WRITTEN PROBLEM: In the data below, locate each line with the word "drawn" and list it.
++++++++
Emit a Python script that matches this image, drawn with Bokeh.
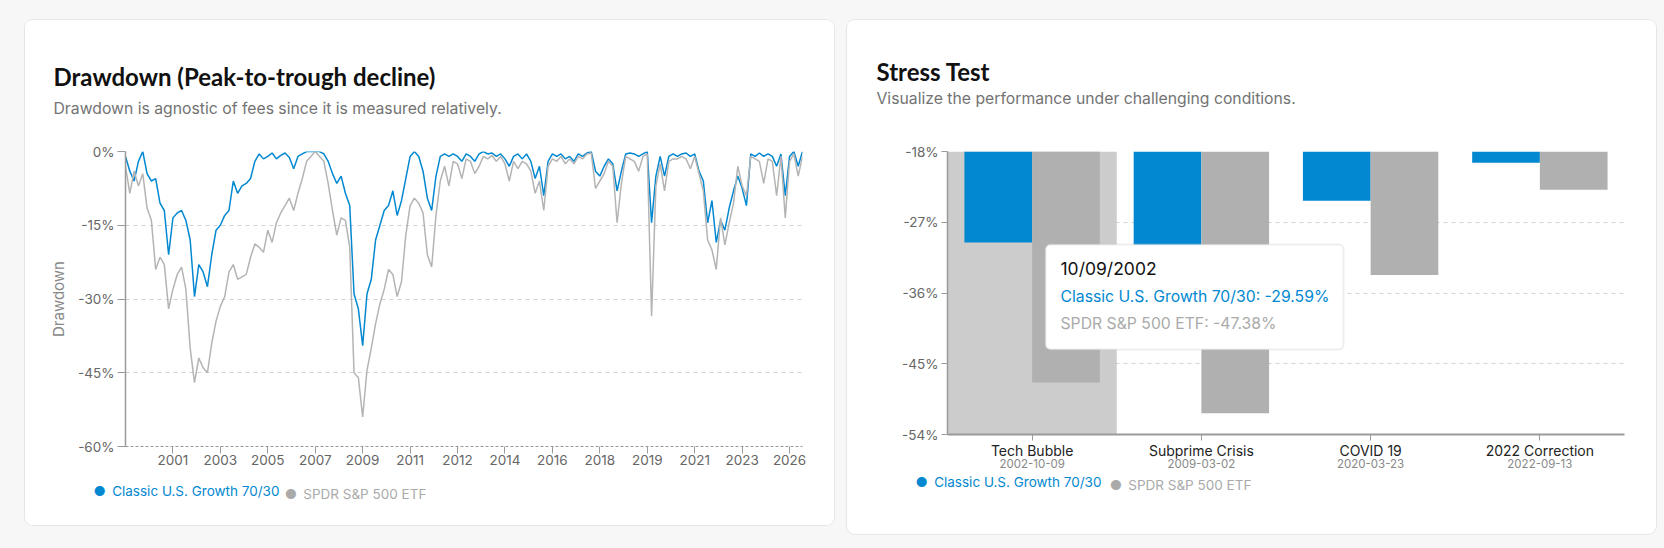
from bokeh.plotting import figure
from bokeh.models import (Range1d, FixedTicker, PrintfTickFormatter, LinearAxis,
                          Title, BoxAnnotation, Label, Spacer,
                          GlobalInlineStyleSheet, ColumnDataSource)
from bokeh.layouts import row, column
from bokeh.transform import dodge
from bokeh.embed import file_html
from bokeh.resources import INLINE

BLUE = "#0288d1"
GRAY_LINE = "#b4b4b4"
GRAY_BAR = "#b0b0b0"
LEGEND_GRAY = "#aaaaaa"

# ---------------- data: drawdown ----------------
dd_tick_labels = ["2001", "2003", "2005", "2007", "2009", "2011", "2012", "2014",
                  "2016", "2018", "2019", "2021", "2023", "2026"]
dd_tick_step = 11

growth_dd = [
    -1, -4, -6, -2, 0, -4.5, -6, -5.5, -10.5, -12,
    -21, -13.5, -12.5, -12, -14, -18, -29.5, -23, -24.5, -27.5,
    -21, -16, -15, -13, -12, -6, -8.5, -7, -6.5, -5.5,
    -2, -0.5, -1.5, -1, -0.3, -1.5, -0.8, -0.3, -1.2, -3.5,
    -1, -0.5, 0, 0, 0, 0, -0.5, -2, -4.5, -6.5,
    -5, -8.5, -11, -29, -32, -39.5, -29, -26, -18, -15,
    -12, -11, -8, -13, -10, -5.5, -1, 0, -1, -4,
    -9.5, -12, -5, -1, -0.5, -1, -0.5, -1, -2, -0.5,
    -1, -2, -0.5, 0, -0.5, -0.3, -1, -0.5, -1.5, -3,
    -1, -0.5, -1.5, -0.5, -2, -5.5, -3, -9, -2, -0.5,
    -1, -0.5, -1.5, -1, -2, -0.5, -1, -0.3, 0, -4,
    -5, -3, -1.5, -2.5, -8, -4, -0.5, -0.3, -0.5, -1,
    -0.5, 0, -14.5, -5, -1, -5, -1, -0.5, -1, -0.5,
    -0.3, -1, -0.5, -4, -6, -14.5, -10, -18.5, -14, -16,
    -11.5, -8, -5, -7.5, -11, -0.5, -1, -0.3, -1, -0.5,
    -1, -3, -0.5, -9, -1, 0, -3, 0,
]

spy_dd = [
    -3, -8.5, -4, -7, -4.5, -11.5, -14, -24, -21.5, -23,
    -32, -28, -25, -23.5, -28, -40, -47, -42, -44, -45,
    -39, -34.5, -31.5, -29.5, -24.5, -23, -26, -25.5, -25, -21.5,
    -18.8, -19.5, -20.5, -16, -18.5, -14.5, -12.5, -11, -9.5, -12,
    -8.5, -5.5, -2, -1, 0, -1, -2, -6.5, -12, -17,
    -13.5, -14, -19.5, -45, -46, -54, -44.5, -40, -35, -31,
    -28, -24, -25, -29.5, -26.5, -17, -11, -9.5, -10.5, -12.5,
    -21, -23.5, -13, -6, -3, -7, -2, -2.5, -5.5, -1.5,
    -2, -4.5, -3, -1, -1.5, -0.8, -2, -1, -2.5, -6,
    -2, -3.5, -2, -2.5, -4, -8.5, -6, -12, -3, -1.5,
    -2, -1, -2.5, -1.5, -2.5, -1, -1.5, -0.5, -0.3, -7.5,
    -6, -4.5, -2, -3, -14.5, -6.5, -1, -1.5, -2, -4,
    -1, -0.5, -33.5, -7, -2.5, -8, -2, -1.5, -1.5, -1,
    -1.5, -3.5, -1, -4.5, -8, -18, -20, -24, -13.5, -19,
    -14.5, -10.5, -3, -7, -9, -1, -1.5, -2, -6.5, -1.5,
    -2, -9, -1, -13.5, -2, -0.5, -5, -1,
]

series_names = ["Classic U.S. Growth 70/30", "SPDR S&P 500 ETF"]

# ---------------- data: stress test ----------------
stress_events = ["Tech Bubble", "Subprime Crisis", "COVID 19", "2022 Correction"]
stress_dates = ["2002-10-09", "2009-03-02", "2020-03-23", "2022-09-13"]
stress_growth = [-29.59, -37.6, -24.25, -19.43]
stress_spy = [-47.38, -51.3, -33.7, -22.86]
stress_ticks = [-54, -45, -36, -27, -18]
dd_yticks = [-60, -45, -30, -15, 0]

FONT = "Inter"
TITLE_FONT = "Lato"
FRAME_W = 677
BORDERS = dict(min_border_left=100, min_border_right=32, min_border_top=131,
               min_border_bottom=79)
CARD_STYLE = {"border-radius": "8px", "overflow": "hidden",
              "box-shadow": "0 0 0 1px #e6e6e6", "background-color": "white"}


def style_axes(p):
    for ax in p.axis:
        ax.major_label_text_font = FONT
        ax.major_label_text_font_size = "13.5px"
        ax.major_label_text_color = "#666666"
        ax.axis_line_color = "#9a9a9a"
        ax.major_tick_line_color = "#9a9a9a"
        ax.minor_tick_line_color = None
        ax.major_tick_in = 0


def add_titles(p, title, subtitle, offset, spacer_standoff, title_standoff):
    p.add_layout(Title(text=" ", text_font=FONT, text_font_size="10px",
                       standoff=spacer_standoff), "above")
    p.add_layout(Title(text=subtitle, align="left", offset=offset, standoff=0,
                       text_font=FONT, text_font_size="15.75px", text_font_style="normal",
                       text_color="#737373"), "above")
    p.add_layout(Title(text=title, align="left", offset=offset, standoff=title_standoff,
                       text_font=TITLE_FONT, text_font_size="24px", text_font_style="bold",
                       text_color="#111111"), "above")


def add_legend_axes(p, centers, standoffs):
    # legend entries drawn as label-only axes below the chart (one per series colour)
    p.extra_x_ranges["legend"] = Range1d(0, FRAME_W)
    for name, col, cx, so in zip(series_names, [BLUE, LEGEND_GRAY], centers, standoffs):
        ax = LinearAxis(x_range_name="legend", ticker=FixedTicker(ticks=[cx]),
                        major_label_overrides={cx: "\u25cf \u2009" + name})
        ax.axis_line_color = None
        ax.major_tick_line_color = None
        ax.minor_tick_line_color = None
        ax.major_tick_out = 0
        ax.minor_tick_out = 0
        ax.major_tick_in = 0
        ax.major_label_standoff = so
        ax.major_label_text_font = FONT
        ax.major_label_text_font_size = "13.5px"
        ax.major_label_text_color = col
        p.add_layout(ax, "below")


# ================= Left: Drawdown =================
n = len(growth_dd)
p1 = figure(width=809, height=505, output_backend="svg", toolbar_location=None,
            title=None, x_range=Range1d(0, n - 1), y_range=Range1d(-60, 0),
            background_fill_color="white", border_fill_color="white",
            outline_line_color=None, styles=CARD_STYLE, **BORDERS)

src1 = ColumnDataSource(dict(i=list(range(n)), g=growth_dd, s=spy_dd))
p1.line("i", "g", source=src1, line_color=BLUE, line_width=1.5)
p1.line("i", "s", source=src1, line_color=GRAY_LINE, line_width=1.5)

tick_idx = [dd_tick_step * (k + 1) for k in range(len(dd_tick_labels))]
p1.xaxis.ticker = FixedTicker(ticks=tick_idx)
p1.xaxis.major_label_overrides = {t: lab for t, lab in zip(tick_idx, dd_tick_labels)}
p1.yaxis.ticker = FixedTicker(ticks=dd_yticks)
p1.yaxis.formatter = PrintfTickFormatter(format="%d%%")
style_axes(p1)
p1.xaxis.major_tick_out = 7
p1.xaxis.major_label_standoff = 1
p1.xaxis.axis_line_dash = "3 2"
p1.yaxis.major_tick_out = 8
p1.yaxis.major_label_standoff = 3
p1.yaxis.axis_line_width = 1.5
p1.yaxis.axis_label = "Drawdown"
p1.yaxis.axis_label_text_font = FONT
p1.yaxis.axis_label_text_font_size = "15px"
p1.yaxis.axis_label_text_font_style = "normal"
p1.yaxis.axis_label_text_color = "#888888"
p1.yaxis.axis_label_standoff = 7
p1.xgrid.visible = False
p1.ygrid.grid_line_dash = "4 4"
p1.ygrid.grid_line_color = "#d2d2d2"

add_titles(p1, "Drawdown (Peak-to-trough decline)",
           "Drawdown is agnostic of fees since it is measured relatively.",
           -72, 20, 11)
add_legend_axes(p1, [61, 230], [15, -16])

# ================= Right: Stress Test =================
m = len(stress_events)
p2 = figure(width=809, height=493, output_backend="svg", toolbar_location=None,
            title=None, x_range=Range1d(-0.5, m - 0.5),
            y_range=Range1d(stress_ticks[0], stress_ticks[-1]),
            background_fill_color="white", border_fill_color="white",
            outline_line_color=None, **BORDERS)

ytop = p2.y_range.end
ybot = p2.y_range.start
# hovered category band (first event)
p2.vbar(x=[0], width=1.0, top=ytop, bottom=ybot, fill_color="#cccccc", line_color=None)

src2 = ColumnDataSource(dict(pos=list(range(m)), g=stress_growth, s=stress_spy,
                             base=[ytop] * m))
p2.vbar(x=dodge("pos", -0.2), top="base", bottom="g", width=0.4,
        source=src2, fill_color=BLUE, line_color=None)
p2.vbar(x=dodge("pos", 0.2), top="base", bottom="s", width=0.4,
        source=src2, fill_color=GRAY_BAR, line_color=None)

p2.xaxis.ticker = FixedTicker(ticks=list(range(m)))
p2.xaxis.major_label_overrides = {i: e for i, e in enumerate(stress_events)}
p2.yaxis.ticker = FixedTicker(ticks=stress_ticks)
p2.yaxis.formatter = PrintfTickFormatter(format="%d%%")
date_axis = LinearAxis(ticker=FixedTicker(ticks=list(range(m))),
                       major_label_overrides={i: d for i, d in enumerate(stress_dates)})
p2.add_layout(date_axis, "below")
style_axes(p2)
p2.yaxis.major_tick_out = 6
p2.yaxis.major_label_standoff = 3
p2.yaxis.axis_line_width = 1.5
p2.xaxis[0].major_tick_out = 6
p2.xaxis[0].major_label_standoff = 1
p2.xaxis[0].axis_line_width = 2
p2.xaxis[0].major_label_text_font_size = "14px"
p2.xaxis[0].major_label_text_color = "#222222"
date_axis.major_label_text_font_size = "11.5px"
date_axis.major_label_text_color = "#888888"
date_axis.axis_line_color = None
date_axis.major_tick_line_color = None
date_axis.major_tick_out = 0
date_axis.major_label_standoff = -3
p2.xgrid.visible = False
p2.ygrid.grid_line_dash = "4 4"
p2.ygrid.grid_line_color = "#d2d2d2"

add_titles(p2, "Stress Test",
           "Visualize the performance under challenging conditions.",
           -71, 30, 2)
add_legend_axes(p2, [61, 233], [3, -16])

# tooltip (hover state on first event)
yy, mm, dd = stress_dates[0].split("-")
tip_box = BoxAnnotation(left=98, right=396, bottom=85, top=190,
                        left_units="screen", right_units="screen",
                        bottom_units="screen", top_units="screen",
                        fill_color="white", fill_alpha=1.0, line_color="#c8c8cc",
                        line_width=2, border_radius=5)
p2.add_layout(tip_box)
tip_lines = [
    (f"{mm}/{dd}/{yy}", "#111111", "17.5px", 166),
    (f"{series_names[0]}: {stress_growth[0]:.2f}%", BLUE, "15.75px", 138),
    (f"{series_names[1]}: {stress_spy[0]:.2f}%", "#aaaaaa", "15.75px", 111),
]
for txt, col, fs, yy_ in tip_lines:
    p2.add_layout(Label(x=113, y=yy_, x_units="screen", y_units="screen", text=txt,
                        text_color=col, text_font=FONT, text_font_size=fs,
                        text_baseline="middle", text_align="left"))

card2 = column(p2, Spacer(height=21, width=809), styles=CARD_STYLE)

gss = GlobalInlineStyleSheet(css="body { background-color: #f7f7f7; }")
root = column(Spacer(height=20),
              row(Spacer(width=25), p1, Spacer(width=13), card2),
              stylesheets=[gss])

open("out.html", "w").write(file_html(root, INLINE))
++++++++
FINAL RESULT:
Emit a Python script that matches this image, drawn with Bokeh.
    # legend entries drawn as label-only axes below the chart (one per series colour)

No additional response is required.